### Exercise details
Give the number of lines in the entries that contain "Write". State only the count.

Code that draws figures:
-- -- --
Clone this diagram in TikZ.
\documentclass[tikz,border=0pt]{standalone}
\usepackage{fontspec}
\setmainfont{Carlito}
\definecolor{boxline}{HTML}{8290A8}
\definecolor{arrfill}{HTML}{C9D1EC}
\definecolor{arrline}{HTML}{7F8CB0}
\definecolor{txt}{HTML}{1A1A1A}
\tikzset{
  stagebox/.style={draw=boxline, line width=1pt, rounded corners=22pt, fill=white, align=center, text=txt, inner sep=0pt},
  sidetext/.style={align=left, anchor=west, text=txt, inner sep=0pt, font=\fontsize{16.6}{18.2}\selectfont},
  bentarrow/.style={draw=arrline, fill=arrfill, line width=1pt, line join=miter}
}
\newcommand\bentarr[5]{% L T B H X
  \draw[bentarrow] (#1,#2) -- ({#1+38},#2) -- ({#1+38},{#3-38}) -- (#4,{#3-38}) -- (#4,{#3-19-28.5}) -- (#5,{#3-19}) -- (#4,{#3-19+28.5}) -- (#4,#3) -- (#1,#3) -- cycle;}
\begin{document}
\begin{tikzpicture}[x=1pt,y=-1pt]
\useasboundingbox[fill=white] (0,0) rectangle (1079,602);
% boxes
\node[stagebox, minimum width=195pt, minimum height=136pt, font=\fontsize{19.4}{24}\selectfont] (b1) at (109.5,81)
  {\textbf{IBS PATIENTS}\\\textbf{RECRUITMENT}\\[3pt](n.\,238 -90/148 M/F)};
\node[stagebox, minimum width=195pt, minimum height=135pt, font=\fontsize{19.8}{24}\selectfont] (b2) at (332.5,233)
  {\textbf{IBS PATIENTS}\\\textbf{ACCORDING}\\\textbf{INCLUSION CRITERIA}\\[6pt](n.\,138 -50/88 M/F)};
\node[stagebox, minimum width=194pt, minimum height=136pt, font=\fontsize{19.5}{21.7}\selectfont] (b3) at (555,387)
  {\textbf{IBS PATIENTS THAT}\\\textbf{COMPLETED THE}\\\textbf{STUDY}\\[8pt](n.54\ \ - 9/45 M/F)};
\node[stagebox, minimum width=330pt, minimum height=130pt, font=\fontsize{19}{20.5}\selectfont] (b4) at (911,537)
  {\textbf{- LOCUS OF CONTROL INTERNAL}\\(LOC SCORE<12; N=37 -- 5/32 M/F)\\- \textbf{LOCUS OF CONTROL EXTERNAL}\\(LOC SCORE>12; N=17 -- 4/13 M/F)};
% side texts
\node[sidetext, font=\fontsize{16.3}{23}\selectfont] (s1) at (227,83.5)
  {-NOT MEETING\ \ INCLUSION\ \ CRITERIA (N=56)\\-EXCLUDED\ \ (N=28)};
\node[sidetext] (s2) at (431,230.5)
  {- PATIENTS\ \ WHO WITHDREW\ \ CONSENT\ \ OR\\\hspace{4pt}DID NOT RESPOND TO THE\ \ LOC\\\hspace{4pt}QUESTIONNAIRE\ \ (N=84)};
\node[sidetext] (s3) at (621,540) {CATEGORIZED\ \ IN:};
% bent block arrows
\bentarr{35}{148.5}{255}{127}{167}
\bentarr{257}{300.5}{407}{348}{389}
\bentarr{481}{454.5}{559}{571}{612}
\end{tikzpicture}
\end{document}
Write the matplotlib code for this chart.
-- -- --
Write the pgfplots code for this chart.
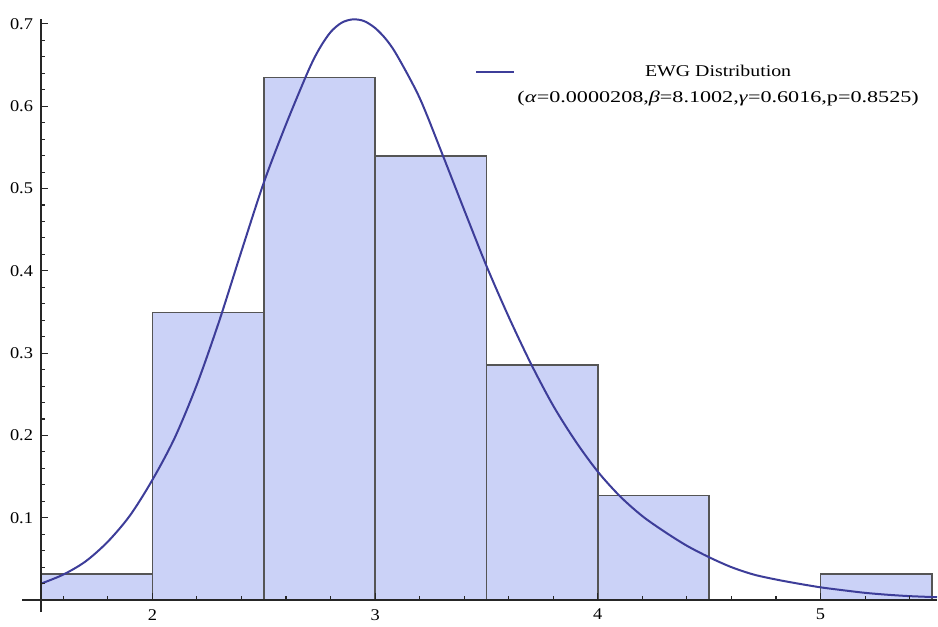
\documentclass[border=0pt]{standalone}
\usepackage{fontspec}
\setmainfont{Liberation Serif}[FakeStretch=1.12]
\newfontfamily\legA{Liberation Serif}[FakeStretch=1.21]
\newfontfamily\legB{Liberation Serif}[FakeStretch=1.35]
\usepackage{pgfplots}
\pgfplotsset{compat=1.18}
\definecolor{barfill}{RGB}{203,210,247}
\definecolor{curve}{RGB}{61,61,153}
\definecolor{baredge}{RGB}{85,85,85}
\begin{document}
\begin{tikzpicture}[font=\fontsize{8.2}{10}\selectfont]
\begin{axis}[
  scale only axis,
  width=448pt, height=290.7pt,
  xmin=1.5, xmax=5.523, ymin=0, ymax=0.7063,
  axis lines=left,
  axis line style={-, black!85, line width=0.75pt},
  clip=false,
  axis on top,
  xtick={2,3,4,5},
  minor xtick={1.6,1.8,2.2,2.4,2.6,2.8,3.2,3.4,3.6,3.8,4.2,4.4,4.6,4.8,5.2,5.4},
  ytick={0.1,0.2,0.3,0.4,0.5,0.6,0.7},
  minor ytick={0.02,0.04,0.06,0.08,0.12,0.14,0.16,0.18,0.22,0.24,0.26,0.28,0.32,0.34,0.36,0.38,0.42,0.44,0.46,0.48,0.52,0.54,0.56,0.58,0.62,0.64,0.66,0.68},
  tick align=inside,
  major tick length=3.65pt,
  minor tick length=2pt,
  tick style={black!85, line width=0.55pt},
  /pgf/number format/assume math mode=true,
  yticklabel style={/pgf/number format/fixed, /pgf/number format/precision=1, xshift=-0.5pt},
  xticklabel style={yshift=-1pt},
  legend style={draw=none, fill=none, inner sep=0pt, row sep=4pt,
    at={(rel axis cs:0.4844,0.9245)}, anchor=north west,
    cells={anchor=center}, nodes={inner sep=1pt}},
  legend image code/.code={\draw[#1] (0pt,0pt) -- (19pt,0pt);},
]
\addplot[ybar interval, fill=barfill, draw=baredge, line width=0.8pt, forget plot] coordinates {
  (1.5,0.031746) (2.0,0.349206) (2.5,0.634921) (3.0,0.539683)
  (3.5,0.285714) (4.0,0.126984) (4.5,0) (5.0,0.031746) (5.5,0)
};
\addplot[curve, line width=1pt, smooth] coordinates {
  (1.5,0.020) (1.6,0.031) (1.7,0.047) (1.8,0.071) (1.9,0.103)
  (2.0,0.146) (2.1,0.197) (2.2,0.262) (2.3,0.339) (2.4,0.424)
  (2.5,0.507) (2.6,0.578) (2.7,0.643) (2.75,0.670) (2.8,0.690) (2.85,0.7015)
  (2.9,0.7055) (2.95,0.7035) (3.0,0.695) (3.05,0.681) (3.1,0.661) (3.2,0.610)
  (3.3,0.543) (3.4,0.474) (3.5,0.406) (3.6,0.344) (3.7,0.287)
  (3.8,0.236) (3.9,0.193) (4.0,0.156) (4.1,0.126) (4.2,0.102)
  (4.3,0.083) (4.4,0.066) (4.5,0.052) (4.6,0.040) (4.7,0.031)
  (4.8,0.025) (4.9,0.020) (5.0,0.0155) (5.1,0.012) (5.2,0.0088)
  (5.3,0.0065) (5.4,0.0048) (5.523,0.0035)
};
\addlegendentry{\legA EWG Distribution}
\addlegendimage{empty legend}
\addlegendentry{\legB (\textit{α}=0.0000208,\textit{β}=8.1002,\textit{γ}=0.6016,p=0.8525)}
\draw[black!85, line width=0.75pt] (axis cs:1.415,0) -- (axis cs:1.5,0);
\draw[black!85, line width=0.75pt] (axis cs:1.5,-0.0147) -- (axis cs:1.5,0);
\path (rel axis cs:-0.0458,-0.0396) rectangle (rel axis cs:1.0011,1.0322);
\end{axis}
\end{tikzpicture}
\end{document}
-- -- --
### Problem solution
2